Volvo Ocean Race. Pushing to the Limit

Xabi Fernandez and Willt Altadill on board MAPFRE.
Photo by Jen Edney/Volvo Ocean Race

by Richard Crockett

It’s been a physical battle and a mental challenge as the crews fight off exhaustion on a final push to the south – with MAPFRE being the first to have broken through the 1000nm to go barrier.

She has also extended her lead over rivals Dongfeng Race Team, but with Dongfeng having chosen to go into ‘Stealth Mode’, her performance and position is unknown at the moment.

The Dongfeng crew enjoying a beautiful sunset.
Photo by Martin Keruzore/Volvo Ocean Race

While the finish line isn’t quite in sight, the most physical element of the battle is in the rear-view mirror for the leaders.
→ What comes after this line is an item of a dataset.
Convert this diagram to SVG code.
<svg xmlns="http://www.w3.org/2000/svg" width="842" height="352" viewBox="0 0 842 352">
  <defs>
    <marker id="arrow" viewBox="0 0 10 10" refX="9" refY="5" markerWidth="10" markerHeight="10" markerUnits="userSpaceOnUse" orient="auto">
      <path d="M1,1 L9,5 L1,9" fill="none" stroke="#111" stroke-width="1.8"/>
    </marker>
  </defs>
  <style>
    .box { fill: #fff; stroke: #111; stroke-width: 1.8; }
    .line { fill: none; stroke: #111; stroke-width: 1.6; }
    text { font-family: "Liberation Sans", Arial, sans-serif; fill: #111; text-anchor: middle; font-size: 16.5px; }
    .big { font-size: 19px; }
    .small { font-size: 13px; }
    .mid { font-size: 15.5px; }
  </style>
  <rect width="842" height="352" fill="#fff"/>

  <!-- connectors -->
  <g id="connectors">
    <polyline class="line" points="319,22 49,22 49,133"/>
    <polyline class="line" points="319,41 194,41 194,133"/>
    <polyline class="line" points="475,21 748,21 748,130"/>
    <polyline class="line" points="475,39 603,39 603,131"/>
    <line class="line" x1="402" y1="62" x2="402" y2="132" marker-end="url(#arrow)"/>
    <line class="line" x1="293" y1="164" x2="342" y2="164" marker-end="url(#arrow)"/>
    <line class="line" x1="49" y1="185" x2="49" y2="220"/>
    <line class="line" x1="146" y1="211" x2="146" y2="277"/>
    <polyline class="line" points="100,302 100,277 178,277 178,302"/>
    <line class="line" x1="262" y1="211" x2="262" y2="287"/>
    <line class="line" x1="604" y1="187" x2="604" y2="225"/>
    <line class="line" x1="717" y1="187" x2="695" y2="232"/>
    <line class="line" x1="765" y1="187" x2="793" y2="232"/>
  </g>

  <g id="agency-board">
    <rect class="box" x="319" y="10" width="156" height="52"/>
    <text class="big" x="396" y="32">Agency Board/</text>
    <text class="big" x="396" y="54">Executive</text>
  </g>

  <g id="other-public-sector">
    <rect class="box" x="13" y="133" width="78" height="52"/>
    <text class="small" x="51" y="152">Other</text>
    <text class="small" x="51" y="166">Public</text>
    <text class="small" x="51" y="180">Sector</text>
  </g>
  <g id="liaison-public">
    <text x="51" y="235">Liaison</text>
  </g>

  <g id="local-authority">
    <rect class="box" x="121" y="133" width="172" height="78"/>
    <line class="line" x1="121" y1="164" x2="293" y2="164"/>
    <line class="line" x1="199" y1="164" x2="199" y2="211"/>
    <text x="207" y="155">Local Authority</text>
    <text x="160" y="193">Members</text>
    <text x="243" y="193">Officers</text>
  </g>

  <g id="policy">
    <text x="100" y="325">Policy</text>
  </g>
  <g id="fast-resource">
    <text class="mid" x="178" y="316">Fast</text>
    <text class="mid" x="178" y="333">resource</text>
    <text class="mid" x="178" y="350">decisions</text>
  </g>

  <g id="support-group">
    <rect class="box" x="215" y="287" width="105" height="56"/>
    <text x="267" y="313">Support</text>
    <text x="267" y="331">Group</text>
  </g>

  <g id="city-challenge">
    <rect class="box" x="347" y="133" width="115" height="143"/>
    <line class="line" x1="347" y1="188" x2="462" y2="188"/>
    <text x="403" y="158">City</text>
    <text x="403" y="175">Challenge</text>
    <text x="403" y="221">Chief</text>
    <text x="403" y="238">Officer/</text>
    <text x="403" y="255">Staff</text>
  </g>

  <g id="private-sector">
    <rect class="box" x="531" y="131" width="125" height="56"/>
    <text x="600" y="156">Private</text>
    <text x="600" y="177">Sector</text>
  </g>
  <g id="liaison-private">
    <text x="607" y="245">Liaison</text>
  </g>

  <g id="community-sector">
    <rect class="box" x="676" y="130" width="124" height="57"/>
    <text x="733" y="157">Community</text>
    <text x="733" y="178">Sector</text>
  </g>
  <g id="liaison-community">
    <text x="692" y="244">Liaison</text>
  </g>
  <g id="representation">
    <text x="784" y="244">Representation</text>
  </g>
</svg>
Determined to notch up another victory after winning Leg 2 from Lisbon to Cape Town, MAPFRE skipper Xabi Fernández has been pushing his crew to the absolute limit as they close in on Melbourne.

In an effort to stay in front of Dongfeng after snatching the Leg 3 lead from them on Wednesday, MAPFRE gybed 16 times in less than 12 hours overnight as they skirted the Antarctic Ice Exclusion Zone (AIEZ).
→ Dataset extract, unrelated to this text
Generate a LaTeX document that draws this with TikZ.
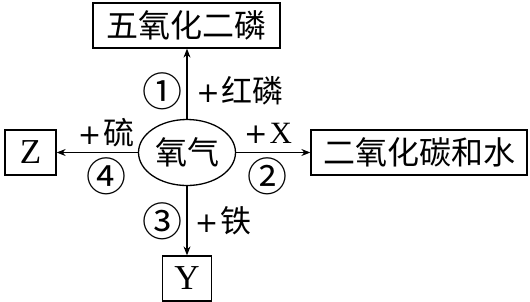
\documentclass[tikz,border=0pt]{standalone}
\usepackage{fontspec}
\setmainfont{Liberation Serif}
\newfontfamily\cjk{Noto Sans CJK SC}
\newfontfamily\plusfont{DejaVu Sans}
\usetikzlibrary{arrows.meta,shapes.geometric}
\tikzset{
  box/.style={draw,line width=1.3pt,minimum height=45pt,inner sep=0pt,font=\cjk\fontsize{32}{34}\selectfont},
  arr/.style={line width=1.1pt,-{Stealth[length=9pt,width=7pt]}},
  lab/.style={inner sep=0pt,font=\fontsize{31}{33}\selectfont},
  num/.style={inner sep=0pt,font=\cjk\fontsize{40}{42}\selectfont}
}
\newcommand{\pl}{{\plusfont\fontsize{28}{30}\selectfont +}\kern2pt}
\begin{document}
\begin{tikzpicture}[x=1pt,y=-1pt]
\useasboundingbox (0,0) rectangle (530,301);
\node[box,minimum width=187pt] (p) at (186.5,25.5) {五氧化二磷};
\node[box,minimum width=51pt,font=\fontsize{35}{36}\selectfont] (z) at (30.5,152.5) {Z};
\node[box,minimum width=216pt] (c) at (419,152.5) {二氧化碳和水};
\node[box,minimum width=49pt,font=\fontsize{35}{36}\selectfont] (y) at (187,278.5) {Y};
\node[draw,ellipse,line width=1.3pt,minimum width=97pt,minimum height=66pt,inner sep=0pt,font=\cjk\fontsize{32}{34}\selectfont] (o) at (187,152.5) {氧气};
\draw[arr] (o.north) -- (o.north |- p.south);
\draw[arr] (o.south) -- (o.south |- y.north);
\draw[arr] (o.west) -- (o.west -| z.east);
\draw[arr] (o.east) -- (o.east -| c.west);
\node[num] (n1) at (162,91) {①};
\node[lab] (l1) at (240,91) {\pl{\cjk 红磷}};
\node[num] (n2) at (267,176) {②};
\node[lab] (l2) at (268,133) {\pl X};
\node[num] (n3) at (162,221) {③};
\node[lab] (l3) at (223,221) {\pl{\cjk 铁}};
\node[num] (n4) at (106,176) {④};
\node[lab] (l4) at (106,133) {\pl{\cjk 硫}};
\end{tikzpicture}
\end{document}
It was twice as many as Dongfeng opted for, with each gybe requiring an incredible physical effort from each crew member, not to mention the slowing of the boat through the gybing process.

Drone footage of Turn the Tide on Plastic.
Photo by Jeremie Lecaudey/Volvo Ocean Race

Yet the hard work paid off – and MAPFRE had more than doubled their lead.
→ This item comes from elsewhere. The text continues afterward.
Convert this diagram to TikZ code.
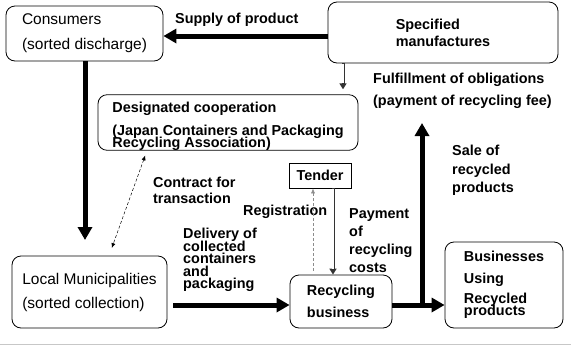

“The last day has been quite crazy here on MAPFRE,” Fernández said. “We’ve done so many manoeuvres. We have to go south now to get to the low pressure, and that’s why we’ve had to do so many gybes. It’s pretty hard, but it’s paid off. Now we are free to sail south all day and night, and tomorrow morning we will gybe and start heading north towards Melbourne.”

Louis Balcaen stearing Brunel.
Photo by Ugo Fonolla/Volvo Ocean Race

Team Brunel remained within 35 miles of third-placed Vestas 11th Hour Racing at the most recent position report, keeping alive skipper Bouwe Bekking’s hopes of a first podium finish in this edition.

On board Vestas 11th Hour.
Photo by Sam Greenfield/Volvo Ocean Race

On sixth-placed Turn the Tide on Plastic, 400 miles behind MAPFRE, skipper Dee Caffari said a dark mood had lifted thanks to an improvement in the weather forecasts that could see them avoid getting swallowed up by a large high pressure system and therefore get to Melbourne quicker than first thought.

“It is not looking as bleak as it was before and this is giving us hope,” Caffari said. “We had three position reports in a row that were really bad and morale took a beating. I am a glass half full person and even I struggled with this one. However, finally we have had some wind that the others around us have not had and are making progress in the right direction for a change and it feels great.”
Meanwhile pods of Antarctic minke whales provided both Team Sun Hung Kai/Scallywag in fifth and seventh-placed team AkzoNobel with some light relief as they charged past at speeds much faster than the Volvo Ocean 65s.
“It’s not every day you get to sail through the Southern Ocean with eight of your mates and an OBR and see that sort of thing,” Scallywag’s Tom Clout said. “It was a pretty cool little moment – one we’re going to remember for the rest of our lives.”